Right. A profoundly weird thing to say in a prison yard, like a page picked at random from a Berlitz Guide to English. This All-American-looking kid with the blond hair and regrettable sleeve of forearm tattoos just kind of squinted up at me in the glare of the guard tower lights, and I realized how much of a jackass I sounded like. Imagining Jones Beach or the Rockaways, I doubled down: “I mean, did you used to surf? You look like you used to surf.” No, he did not used to surf, but he did smoke pot, so we did that.

Thus began a fast friendship, much of which consisted of finding weed and smoking it. He also used heroin, while I’d been clean from that monster for over ten years. Unlike other users, he didn’t offer to provide me with dope should I ever change my mind. Before I ever told him how heroin led me to murder, he simply understood that I had a heavy past. He never asked me again, and went to great lengths to shield me from his occasional use. 

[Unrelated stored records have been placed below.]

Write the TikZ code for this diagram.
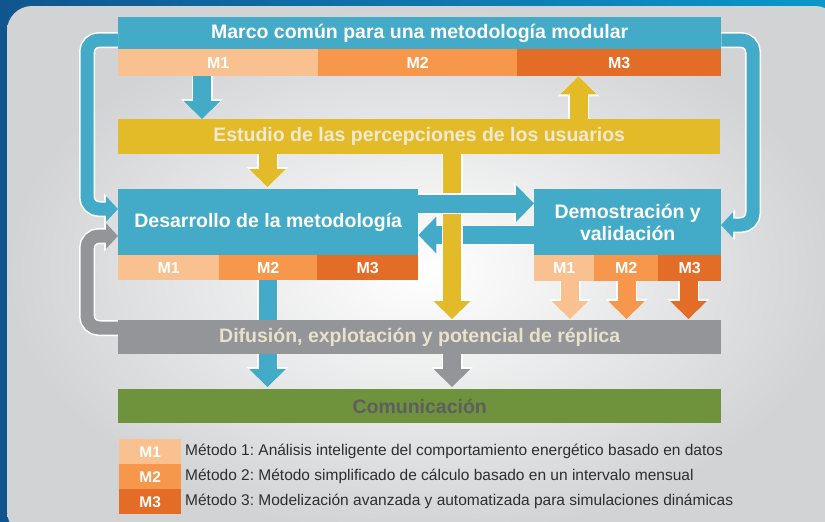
\documentclass[tikz,border=0pt]{standalone}
\usepackage{fontspec}
\setmainfont{Liberation Sans}
\usetikzlibrary{arrows.meta}
\frenchspacing

\definecolor{azul}{HTML}{43ABC8}
\definecolor{mUno}{HTML}{F9C190}
\definecolor{mDos}{HTML}{F7974B}
\definecolor{mTres}{HTML}{E36D26}
\definecolor{amarillo}{HTML}{E3BB29}
\definecolor{gris}{HTML}{939598}
\definecolor{verde}{HTML}{6F923D}
\definecolor{fondo}{HTML}{D2D3D5}
\definecolor{marino}{HTML}{11558E}
\definecolor{celeste}{HTML}{0A97CA}
\definecolor{crema}{HTML}{F1E9D2}
\definecolor{textoGris}{HTML}{5E5E60}
\definecolor{leyenda}{HTML}{2E2E2E}

\tikzset{
    caja/.style={inner sep=0pt, anchor=north west, text=white,
        font=\fontsize{19.5}{22}\selectfont\bfseries},
    etiqueta/.style={caja, font=\fontsize{16}{18}\selectfont\bfseries},
    flecha/.style={line width=18pt, -{Triangle[length=18pt,width=37pt,line width=0pt]},
        preaction={draw=white, line width=21pt, -{Triangle[length=20pt,width=42pt,line width=0pt]}}},
    bucle/.style={line width=13pt, rounded corners=12pt, -{Triangle[length=12pt,width=26pt,line width=0pt]},
        preaction={draw=white, line width=16pt, -{Triangle[length=14pt,width=31pt,line width=0pt]}}},
}

\begin{document}
\begin{tikzpicture}[x=1pt, y=-1pt]
    \useasboundingbox (0,0) rectangle (825,522);
    \clip (0,0) rectangle (825,522);
    % Fondo
    \shade[left color=marino, right color=celeste] (0,0) rectangle (825,522);
    \shade[inner color=white, outer color=fondo, rounded corners=25pt] (7,6) rectangle (840,536);

    % Cajas
    \node[caja, fill=azul, minimum width=603pt, minimum height=32pt] (marco) at (118,17)
        {Marco común para una metodología modular};
    \foreach \i/\x/\w/\c in {1/118/200/mUno, 2/318/199/mDos, 3/517/204/mTres} {
        \node[etiqueta, fill=\c, minimum width=\w pt, minimum height=27pt] (mt\i) at (\x,49) {M\i};
    }
    \node[caja, fill=amarillo, text=crema, minimum width=602pt, minimum height=35pt] (estudio) at (118,119)
        {Estudio de las percepciones de los usuarios};

    % Bucles
    \draw[bucle, azul] (marco.west |- 0,40) -- (87,40) -- (87,209) -- (118,209);
    \draw[bucle, azul] (marco.east |- 0,40) -- (753,40) -- (753,225) -- (721,225);
    \draw[bucle, gris] (118,328) -- (87,328) -- (87,236) -- (118,236);

    \node[caja, fill=azul, minimum width=300pt, minimum height=66pt] (desarrollo) at (118,189)
        {Desarrollo de la metodología};
    \foreach \i/\x/\w/\c in {1/118/101/mUno, 2/219/98/mDos, 3/317/101/mTres} {
        \node[etiqueta, fill=\c, minimum width=\w pt, minimum height=25pt] (md\i) at (\x,255) {M\i};
    }
    \node[caja, fill=azul, align=center, minimum width=187pt, minimum height=66pt] (demo) at (534,189)
        {Demostración y\\validación};
    \foreach \i/\x/\w/\c in {1/534/60/mUno, 2/594/64/mDos, 3/658/63/mTres} {
        \node[etiqueta, fill=\c, minimum width=\w pt, minimum height=26pt] (mv\i) at (\x,255) {M\i};
    }

    % Flechas
    \draw[flecha, azul] (202,0 |- mt1.south) -- (202,0 |- estudio.north);
    \draw[flecha, amarillo] (578.5,0 |- estudio.north) -- (578.5,0 |- mt3.south);
    \draw[flecha, amarillo, shorten >=2pt] (267.5,0 |- estudio.south) -- (267.5,0 |- desarrollo.north);
    \draw[flecha, azul] (demo.west |- 0,235) -- (desarrollo.east |- 0,235);
    \draw[flecha, amarillo] (452,0 |- estudio.south) -- (452,319);
    \draw[flecha, azul] (desarrollo.east |- 0,203.5) -- (demo.west |- 0,203.5);
    \foreach \i/\x/\c in {1/570/mUno, 2/626.5/mDos, 3/688.5/mTres} {
        \draw[flecha, \c] (\x,0 |- mv\i.south) -- (\x,319);
    }
    \draw[flecha, azul] (267.5,0 |- md2.south) -- (267.5,387);

    \node[caja, fill=gris, text=crema!90!gris, minimum width=603pt, minimum height=34pt] (difusion) at (118,320)
        {Difusión, explotación y potencial de réplica};
    \draw[flecha, gris] (452,0 |- difusion.south) -- (452,387);
    \node[caja, fill=verde, text=textoGris, minimum width=603pt, minimum height=34pt] (comunicacion) at (118,389)
        {Comunicación};

    % Leyenda
    \foreach \i/\y/\c/\txt in {
        1/439/mUno/{Método 1: Análisis inteligente del comportamiento energético basado en datos},
        2/464/mDos/{Método 2: Método simplificado de cálculo basado en un intervalo mensual},
        3/489/mTres/{Método 3: Modelización avanzada y automatizada para simulaciones dinámicas}
        } {
        \node[etiqueta, fill=\c, font=\fontsize{15.5}{17}\selectfont\bfseries, minimum width=62pt, minimum height=25pt] (l\i) at (119,\y) {M\i};
        \node[anchor=west, inner sep=0pt, text=leyenda, font=\fontsize{15.5}{17}\selectfont] (t\i) at (185,\y+12.5) {\txt};
    }
\end{tikzpicture}
\end{document}
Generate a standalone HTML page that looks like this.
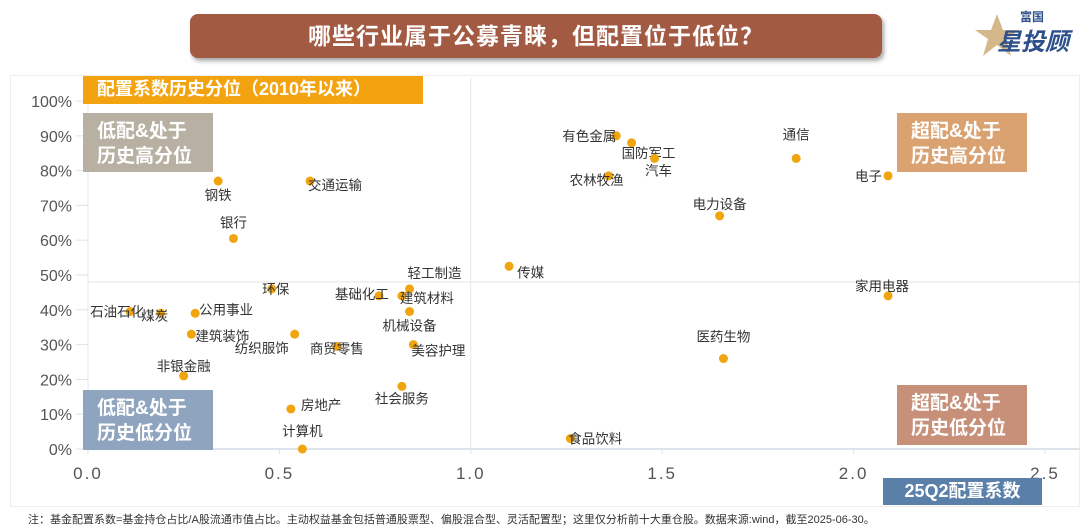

I got him a job in maintenance, which got him moved to a cell close to mine. We began to eat together, taking turns cooking. In short order, Ant and I established a tradition of making mac n’ cheese on Sunday night. The commissary sold down-market mac n’ cheese, the kind with powdered quote-unquote “cheese,” but we doctored it with roasted garlic, onions, and fried pepperoni. We sent rhyming notes back and forth, something he started. Two of his survive:

To: Horse
From: Shit
You asked that I kite you
so just not to slight you
These words I now write you
Bring the pan down at chow

And this I do vow
the meal will be kaplow! (the bomb, duh!)
Some cheese and macaroni
onions, garlic, pepperoni
I need the first two, homie
I guess that is all
So I’ll give you a call
when I’m down watching foosball.

And this one:

To: Gut
From: Wrencher
Here’s a soda to go with the meal
But it’s secondary; here’s the real deal
I need me a pack to give to this kid.

If I don’t I just might have to pop off his lid
So do what you can to find us a pack
And I’ll do what I can to get it right back.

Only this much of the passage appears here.